Abdulhamid et al. [37] [2018] introduced a performance analysis based approach by using some classification techniques such as Bayesian Logistic Regression, Hidden Naïve Bayes, Logit Boost, Rotation Forest, NNge, Logistic Model Tree, REP Tree, Naïve Bayes, Radial Basis Function (RBF) Network, Voted Perceptron, Lazy Bayesian Rule, Multilayer Perceptron, Random Tree and J48. The competence of these techniques classified through Accuracy, Precision, Recall, F-Measure, Root Mean Squared Error, Receiver Operator Characteristics Area and Root Relative Squared Error using Spam base dataset and WEKA data mining tool. For conducting the performance and comparison, datasets are considered from UCI Machine Learning Repository. Considering Rotation Forest algorithm acquired the highest accuracy was 0.942 and the REP Tree algorithm showed the lowest accuracy was 0.891. They applied the F-measure method for finding precision and recall. The highest F-measure considered from Rotation forest algorithm and lowest Fmeasure considered from Naïve Bayes algorithm. For finding the probability use ROC curves on randomly selected positive and negative instance and for Rotation forest algorithm the ROC curves carried the highest score was 0.98. In contrast, Random Tree having the lowest score which was 0.905. For finding the statistics result, they use kappa Statistics and the result was much better for Rotation Forest algorithm which approximately 0.879. This paper showed that, Rotation Forest classifier gained the best result with 0.942 accuracies, then J48 with 0.923, Naïve Bayes with 0.885 and Multilayer Perception with 0.932.

Sah et al. [38] [2017] proposed a method for detecting of malicious spam through feature selection and improve the training time and accuracy of malicious spam detection system. They also showed the comparison of difference classifier as Naïve Bayes (NB) and Support Vector Machine (SVM) based on accuracy and computation time. to the approach, Naïve Bayes selected as good classifiers among others.
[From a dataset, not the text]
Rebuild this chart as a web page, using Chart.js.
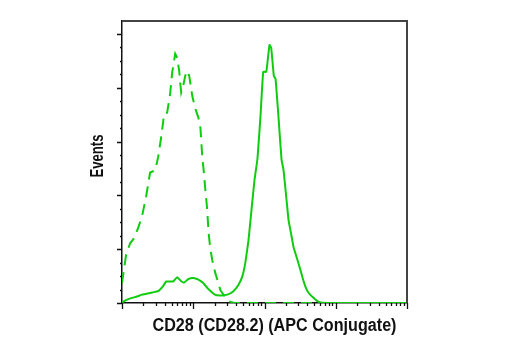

Rusland et al. [40] [2017] perform the analysis using Naïve Bayes algorithm for email spam filtering on two datasets which are evaluated based on the accuracy, recall, precision and F-measure. Naïve Bayes algorithm is a probability-based classifier and the probability is counting the frequency and combination of values in a dataset. This research performed through three phases such as pre-processing, Feature Selection, and implementation through Naïve Bayes Classifier. First they remove all conjunction words, articles from the email body in pre-processing section. Made two datasets through WEKA tool; one is a Spam Data and another is the SpamBase dataset. The average accuracy was 8.59% by considering two datasets where Spam data get 91.13% and the SpamBase data get 82.54% accuracy. The average precision for SpamBase was 88% and for Spam data was 83%. They proposed that, Naïve Bayes classifier performs better on SpamBase data compared with Spam Data.

Yuksel et al. [41] [2017] use Support Vector Machine and Decision tree for spam filtering. The Decision tree used in data mining and the support vector machines as a supervised learning model which can analyze the data for spam classification. First data was divided into two sections; one is training and other is test data, then the algorithm was trained and evaluated through Microsoft Azure platform which provides tools for machine learning and compared results with decision tree and support vector machine algorithm. The result of SVM method was 97.6% and for Decision tree the result was 82.6%. The result estimate that, SVM classifier performed better than DT.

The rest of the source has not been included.